Trying Substack
Where thinking out loud is allowed
I’ve been circling the idea of writing on Substack for a while now. Not because I needed another platform, but because I’ve been looking for a place that can hold the parts of me that don’t fit neatly anywhere else.
After twenty years of farming, writing, working, learning, and collecting odd interests like stray animals — plus more online tools and misbehaving hobbies than I can remember — I’ve realised I’m not built for a single lane.
Some days it’s chicken psychology; other days it’s Pablo, my fictional bureaucrat from a parallel universe, or the psychological thriller I swear will be my pièce de résistance.
And then there are the days I’m writing fairy stories for kids, because of course I am.
I’ve never been just one thing, and I’m not interested in pretending otherwise.
I’m not here because I’ve worked anything out.
I’m here because I want a place that can hold uncertainty, contradiction, learning, and thinking in public — without forcing me to pretend I’m only one thing, or that I know where this ends.
If this becomes a record of thinking, practice, and the courage to keep going while not knowing yet, that feels like enough.
Medium felt freeing at first — all I had to do was put in a title and start writing.
I could write about anything.
But over time, it started to feel like I had to pick a lane and stick to it, and I began to feel confined, like a bull in a pen. I still write there, but it’s for a different reason.

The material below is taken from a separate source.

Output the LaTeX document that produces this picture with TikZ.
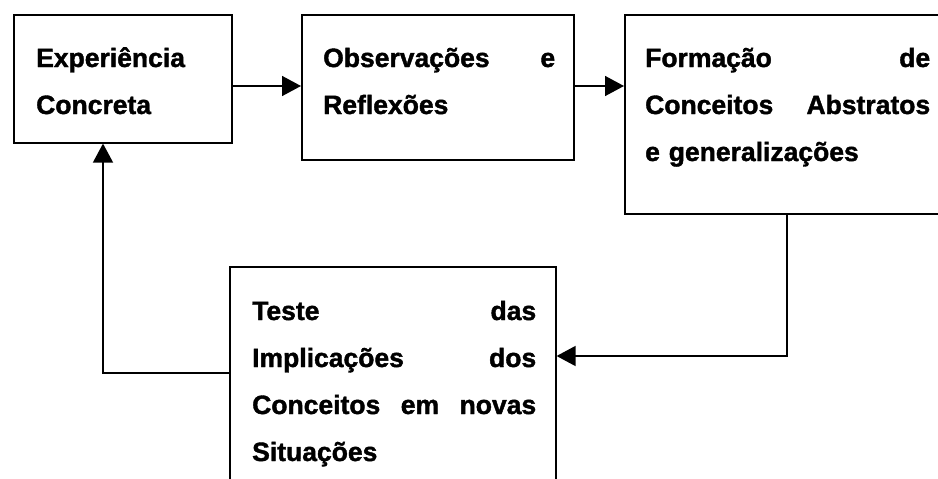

I enjoyed seeing people follow and comment, but it sometimes still felt distant. I was also a bit disappointed that no one seemed interested in my Pablo Verse humor — the little quirky “I don’t know what” I wrote just for fun. It’s like I’m just entertaining myself, and I’m the only one who gets my jokes.
“A crowd is a tribe without a leader,” as Seth Godin says — maybe I’m still finding mine. (He means a crowd drifts, but a tribe has connection, leadership, and care. I’m hoping to find that here.)
When I started a post on Medium, getting the words down felt good. But then my editing brain would kick in, and I’d spend far too much time trying to perfect things that didn’t need perfecting.
I started to feel judged — how many claps, how many reads, how many comments — and, honestly, I often felt alone.
Now that I’m trying out Substack, I want to see if I can make a home for my writing here. A lot of my writing is fast and furious, then slow or quirky. At times, my humor is wry, at other times serious or distant.
I like the idea of Notes because I can capture those weird thoughts that just happen without warning, without having to explain myself too much. I want to be able to contradict, comment, and just be me — at least, that’s what I hope I can do here.
Yes, I am after the small, thoughtful, and curious readers out there. Are you my tribe? Or will I be figuring this out solo for a while?